▶ WRITTEN TASK
Without the pictures, repeat the listing character for character.

▶ SOURCE EXCERPT

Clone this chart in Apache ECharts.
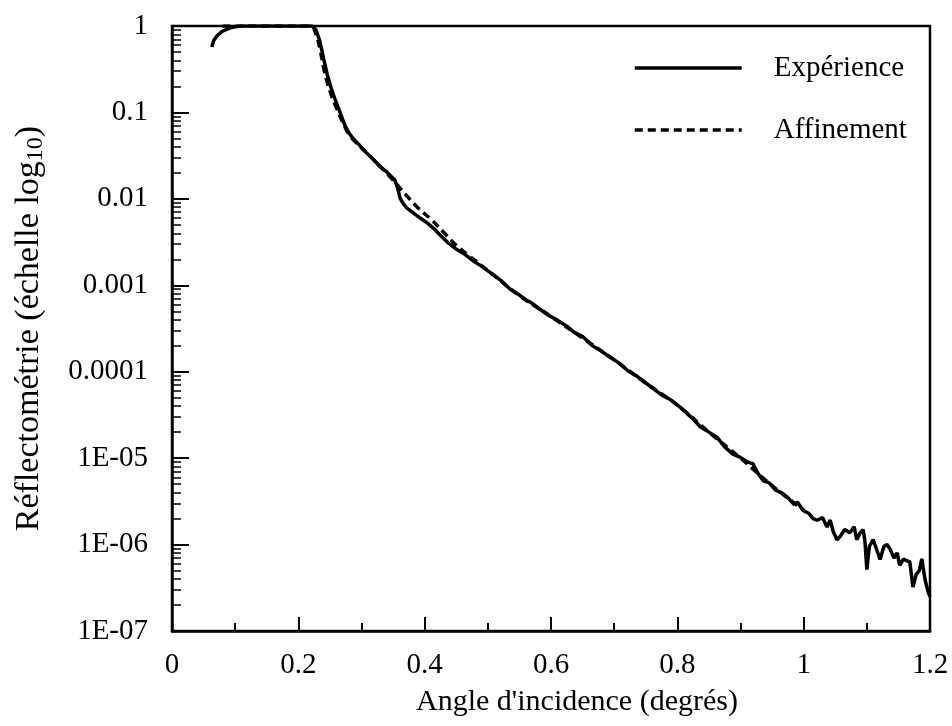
<!DOCTYPE html>
<html>
<head>
<meta charset="utf-8">
<script src="https://cdn.jsdelivr.net/npm/echarts@6/dist/echarts.min.js"></script>
<style>html,body{margin:0;padding:0;background:#fff}#c{width:952px;height:726px}</style>
</head>
<body>
<div id="c"></div>
<script>
// Experimental curve (angle in degrees, reflectivity)
const angleExp = [0.063,0.066,0.072,0.08,0.09,0.1,0.11,0.15,0.2,0.222,0.228,0.234,0.24,0.246,0.252,0.258,0.266,0.274,0.28,0.287,0.298,0.309,0.32,0.329,0.34,0.353,0.357,0.361,0.366,0.372,0.383,0.393,0.405,0.415,0.424,0.437,0.451,0.463,0.476,0.488,0.499,0.51,0.52,0.535,0.548,0.56,0.57,0.583,0.596,0.61,0.625,0.637,0.65,0.666,0.68,0.695,0.709,0.722,0.735,0.748,0.761,0.775,0.79,0.804,0.815,0.826,0.836,0.85,0.863,0.875,0.888,0.9,0.91,0.92,0.928,0.936,0.945,0.955,0.967,0.975,0.985,0.99,0.999,1.008,1.015,1.021,1.03,1.037,1.042,1.047,1.053,1.058,1.065,1.073,1.08,1.084,1.089,1.094,1.097,1.1,1.104,1.11,1.115,1.121,1.127,1.132,1.137,1.143,1.148,1.152,1.158,1.163,1.168,1.173,1.178,1.183,1.187,1.192,1.197,1.2];
const reflExp = [0.57,0.68,0.78,0.87,0.94,0.98,1.0,1.0,1.0,1.0,0.9,0.67,0.42,0.27,0.19,0.143,0.10,0.07,0.058,0.0496,0.041,0.0334,0.028,0.0237,0.0205,0.0164,0.0135,0.0102,0.0088,0.0078,0.0068,0.0060,0.0052,0.0045,0.00384,0.0031,0.00259,0.0023,0.00194,0.0017,0.00149,0.0013,0.00115,9.08e-4,7.9e-4,6.8e-4,6.2e-4,5.24e-4,4.5e-4,3.95e-4,3.36e-4,2.85e-4,2.55e-4,1.99e-4,1.72e-4,1.45e-4,1.24e-4,1.02e-4,9.0e-5,7.6e-5,6.45e-5,5.4e-5,4.7e-5,3.92e-5,3.3e-5,2.8e-5,2.31e-5,2.0e-5,1.74e-5,1.35e-5,1.11e-5,1.02e-5,9.1e-6,8.56e-6,6.6e-6,5.46e-6,5.2e-6,4.3e-6,3.89e-6,3.5e-6,2.9e-6,3.1e-6,2.48e-6,2.3e-6,2.0e-6,1.91e-6,2.05e-6,1.6e-6,1.92e-6,1.4e-6,1.13e-6,1.25e-6,1.5e-6,1.37e-6,1.6e-6,1.14e-6,1.35e-6,1.49e-6,1.1e-6,5.13e-7,9.5e-7,1.14e-6,9.0e-7,6.73e-7,9.5e-7,1.0e-6,8.8e-7,7.0e-7,8.0e-7,5.77e-7,6.8e-7,6.5e-7,6.3e-7,3.22e-7,4.5e-7,5.0e-7,6.83e-7,4.0e-7,2.84e-7,2.5e-7];

// Fitted curve
const angleFit = [0.08,0.15,0.21,0.222,0.228,0.234,0.24,0.246,0.252,0.26,0.27,0.28,0.29,0.31,0.33,0.35,0.37,0.39,0.41,0.43,0.45,0.47,0.5,0.55,0.6,0.65,0.7,0.75,0.8,0.85,0.9,0.95,1.0];
const reflFit = [1,1,1,0.97,0.8,0.55,0.33,0.22,0.16,0.115,0.078,0.056,0.046,0.033,0.0235,0.0165,0.0112,0.0078,0.0058,0.0041,0.0029,0.0022,0.00148,7.6e-4,4.35e-4,2.45e-4,1.37e-4,7.4e-5,4.1e-5,2.0e-5,1.0e-5,4.8e-6,2.5e-6];

const xTickLabels = ['0','0.2','0.4','0.6','0.8','1','1.2'];
const yTickLabels = ['1E-07','1E-06','1E-05','0.0001','0.001','0.01','0.1','1'];
const seriesNames = ['Expérience','Affinement'];

const zip = (a,b) => a.map((v,i)=>[v,b[i]]);
const FONT = 'Liberation Serif';

const chart = echarts.init(document.getElementById('c'), null, {renderer:'canvas'});
chart.setOption({
  animation:false,
  backgroundColor:'#fff',
  grid:{left:172, right:22, top:26, bottom:95, show:true, borderColor:'#000', borderWidth:2.5, backgroundColor:'transparent'},
  legend:{
    orient:'vertical', left:633, top:53, padding:0, itemGap:32,
    itemWidth:107, itemHeight:14,
    itemStyle:{opacity:0},
    lineStyle:{width:3.5},
    textStyle:{fontFamily:FONT, fontSize:29, color:'#000', lineHeight:30, padding:[0,0,0,27]},
    data:seriesNames
  },
  xAxis:{
    type:'value', min:0, max:1.2, interval:0.2,
    axisLine:{show:true, lineStyle:{color:'#000', width:2.5}},
    axisTick:{show:true, inside:true, length:14, lineStyle:{color:'#000', width:2}},
    minorTick:{show:true, splitNumber:2, length:8, lineStyle:{color:'#000', width:2}},
    splitLine:{show:false},
    axisLabel:{fontFamily:FONT, fontSize:29, color:'#000', margin:20,
      formatter:(v)=>xTickLabels[Math.round(v/0.2)]},
    name:"Angle d'incidence (degrés)", nameLocation:'middle', nameGap:56,
    nameTextStyle:{fontFamily:FONT, fontSize:30, color:'#000', padding:[0,0,0,52]}
  },
  yAxis:{
    type:'log', logBase:10, min:1e-7, max:1,
    axisLine:{show:true, lineStyle:{color:'#000', width:2.5}},
    axisTick:{show:true, inside:true, length:17, lineStyle:{color:'#000', width:2}},
    minorTick:{show:true, splitNumber:9, length:9, lineStyle:{color:'#000', width:1.5}},
    splitLine:{show:false},
    axisLabel:{fontFamily:FONT, fontSize:29, color:'#000', margin:24,
      formatter:(v)=>yTickLabels[Math.round(Math.log10(v))+7]},
    name:'Réflectométrie (échelle log{sub|10})', nameLocation:'middle', nameRotate:90, nameGap:124,
    nameTextStyle:{fontFamily:FONT, fontSize:34, color:'#000',
      rich:{sub:{fontFamily:FONT, fontSize:24, color:'#000', verticalAlign:'bottom', padding:[14,0,0,0]}}}
  },
  series:[
    {name:seriesNames[0], type:'line', data:zip(angleExp,reflExp), symbol:'none', smooth:false,
      lineStyle:{color:'#000', width:3.5}, itemStyle:{color:'#000'}, z:3},
    {name:seriesNames[1], type:'line', data:zip(angleFit,reflFit), symbol:'none', smooth:true,
      lineStyle:{color:'#000', width:3.5, type:[8,5]}, itemStyle:{color:'#000'}, z:2}
  ]
});
</script>
</body>
</html>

▶ RESPONSE TO THE TASK
Clone this chart in Apache ECharts.
<!DOCTYPE html>
<html>
<head>
<meta charset="utf-8">
<script src="https://cdn.jsdelivr.net/npm/echarts@6/dist/echarts.min.js"></script>
<style>html,body{margin:0;padding:0;background:#fff}#c{width:952px;height:726px}</style>
</head>
<body>
<div id="c"></div>
<script>
// Experimental curve (angle in degrees, reflectivity)
const angleExp = [0.063,0.066,0.072,0.08,0.09,0.1,0.11,0.15,0.2,0.222,0.228,0.234,0.24,0.246,0.252,0.258,0.266,0.274,0.28,0.287,0.298,0.309,0.32,0.329,0.34,0.353,0.357,0.361,0.366,0.372,0.383,0.393,0.405,0.415,0.424,0.437,0.451,0.463,0.476,0.488,0.499,0.51,0.52,0.535,0.548,0.56,0.57,0.583,0.596,0.61,0.625,0.637,0.65,0.666,0.68,0.695,0.709,0.722,0.735,0.748,0.761,0.775,0.79,0.804,0.815,0.826,0.836,0.85,0.863,0.875,0.888,0.9,0.91,0.92,0.928,0.936,0.945,0.955,0.967,0.975,0.985,0.99,0.999,1.008,1.015,1.021,1.03,1.037,1.042,1.047,1.053,1.058,1.065,1.073,1.08,1.084,1.089,1.094,1.097,1.1,1.104,1.11,1.115,1.121,1.127,1.132,1.137,1.143,1.148,1.152,1.158,1.163,1.168,1.173,1.178,1.183,1.187,1.192,1.197,1.2];
const reflExp = [0.57,0.68,0.78,0.87,0.94,0.98,1.0,1.0,1.0,1.0,0.9,0.67,0.42,0.27,0.19,0.143,0.10,0.07,0.058,0.0496,0.041,0.0334,0.028,0.0237,0.0205,0.0164,0.0135,0.0102,0.0088,0.0078,0.0068,0.0060,0.0052,0.0045,0.00384,0.0031,0.00259,0.0023,0.00194,0.0017,0.00149,0.0013,0.00115,9.08e-4,7.9e-4,6.8e-4,6.2e-4,5.24e-4,4.5e-4,3.95e-4,3.36e-4,2.85e-4,2.55e-4,1.99e-4,1.72e-4,1.45e-4,1.24e-4,1.02e-4,9.0e-5,7.6e-5,6.45e-5,5.4e-5,4.7e-5,3.92e-5,3.3e-5,2.8e-5,2.31e-5,2.0e-5,1.74e-5,1.35e-5,1.11e-5,1.02e-5,9.1e-6,8.56e-6,6.6e-6,5.46e-6,5.2e-6,4.3e-6,3.89e-6,3.5e-6,2.9e-6,3.1e-6,2.48e-6,2.3e-6,2.0e-6,1.91e-6,2.05e-6,1.6e-6,1.92e-6,1.4e-6,1.13e-6,1.25e-6,1.5e-6,1.37e-6,1.6e-6,1.14e-6,1.35e-6,1.49e-6,1.1e-6,5.13e-7,9.5e-7,1.14e-6,9.0e-7,6.73e-7,9.5e-7,1.0e-6,8.8e-7,7.0e-7,8.0e-7,5.77e-7,6.8e-7,6.5e-7,6.3e-7,3.22e-7,4.5e-7,5.0e-7,6.83e-7,4.0e-7,2.84e-7,2.5e-7];

// Fitted curve
const angleFit = [0.08,0.15,0.21,0.222,0.228,0.234,0.24,0.246,0.252,0.26,0.27,0.28,0.29,0.31,0.33,0.35,0.37,0.39,0.41,0.43,0.45,0.47,0.5,0.55,0.6,0.65,0.7,0.75,0.8,0.85,0.9,0.95,1.0];
const reflFit = [1,1,1,0.97,0.8,0.55,0.33,0.22,0.16,0.115,0.078,0.056,0.046,0.033,0.0235,0.0165,0.0112,0.0078,0.0058,0.0041,0.0029,0.0022,0.00148,7.6e-4,4.35e-4,2.45e-4,1.37e-4,7.4e-5,4.1e-5,2.0e-5,1.0e-5,4.8e-6,2.5e-6];

const xTickLabels = ['0','0.2','0.4','0.6','0.8','1','1.2'];
const yTickLabels = ['1E-07','1E-06','1E-05','0.0001','0.001','0.01','0.1','1'];
const seriesNames = ['Expérience','Affinement'];

const zip = (a,b) => a.map((v,i)=>[v,b[i]]);
const FONT = 'Liberation Serif';

const chart = echarts.init(document.getElementById('c'), null, {renderer:'canvas'});
chart.setOption({
  animation:false,
  backgroundColor:'#fff',
  grid:{left:172, right:22, top:26, bottom:95, show:true, borderColor:'#000', borderWidth:2.5, backgroundColor:'transparent'},
  legend:{
    orient:'vertical', left:633, top:53, padding:0, itemGap:32,
    itemWidth:107, itemHeight:14,
    itemStyle:{opacity:0},
    lineStyle:{width:3.5},
    textStyle:{fontFamily:FONT, fontSize:29, color:'#000', lineHeight:30, padding:[0,0,0,27]},
    data:seriesNames
  },
  xAxis:{
    type:'value', min:0, max:1.2, interval:0.2,
    axisLine:{show:true, lineStyle:{color:'#000', width:2.5}},
    axisTick:{show:true, inside:true, length:14, lineStyle:{color:'#000', width:2}},
    minorTick:{show:true, splitNumber:2, length:8, lineStyle:{color:'#000', width:2}},
    splitLine:{show:false},
    axisLabel:{fontFamily:FONT, fontSize:29, color:'#000', margin:20,
      formatter:(v)=>xTickLabels[Math.round(v/0.2)]},
    name:"Angle d'incidence (degrés)", nameLocation:'middle', nameGap:56,
    nameTextStyle:{fontFamily:FONT, fontSize:30, color:'#000', padding:[0,0,0,52]}
  },
  yAxis:{
    type:'log', logBase:10, min:1e-7, max:1,
    axisLine:{show:true, lineStyle:{color:'#000', width:2.5}},
    axisTick:{show:true, inside:true, length:17, lineStyle:{color:'#000', width:2}},
    minorTick:{show:true, splitNumber:9, length:9, lineStyle:{color:'#000', width:1.5}},
    splitLine:{show:false},
    axisLabel:{fontFamily:FONT, fontSize:29, color:'#000', margin:24,
      formatter:(v)=>yTickLabels[Math.round(Math.log10(v))+7]},
    name:'Réflectométrie (échelle log{sub|10})', nameLocation:'middle', nameRotate:90, nameGap:124,
    nameTextStyle:{fontFamily:FONT, fontSize:34, color:'#000',
      rich:{sub:{fontFamily:FONT, fontSize:24, color:'#000', verticalAlign:'bottom', padding:[14,0,0,0]}}}
  },
  series:[
    {name:seriesNames[0], type:'line', data:zip(angleExp,reflExp), symbol:'none', smooth:false,
      lineStyle:{color:'#000', width:3.5}, itemStyle:{color:'#000'}, z:3},
    {name:seriesNames[1], type:'line', data:zip(angleFit,reflFit), symbol:'none', smooth:true,
      lineStyle:{color:'#000', width:3.5, type:[8,5]}, itemStyle:{color:'#000'}, z:2}
  ]
});
</script>
</body>
</html>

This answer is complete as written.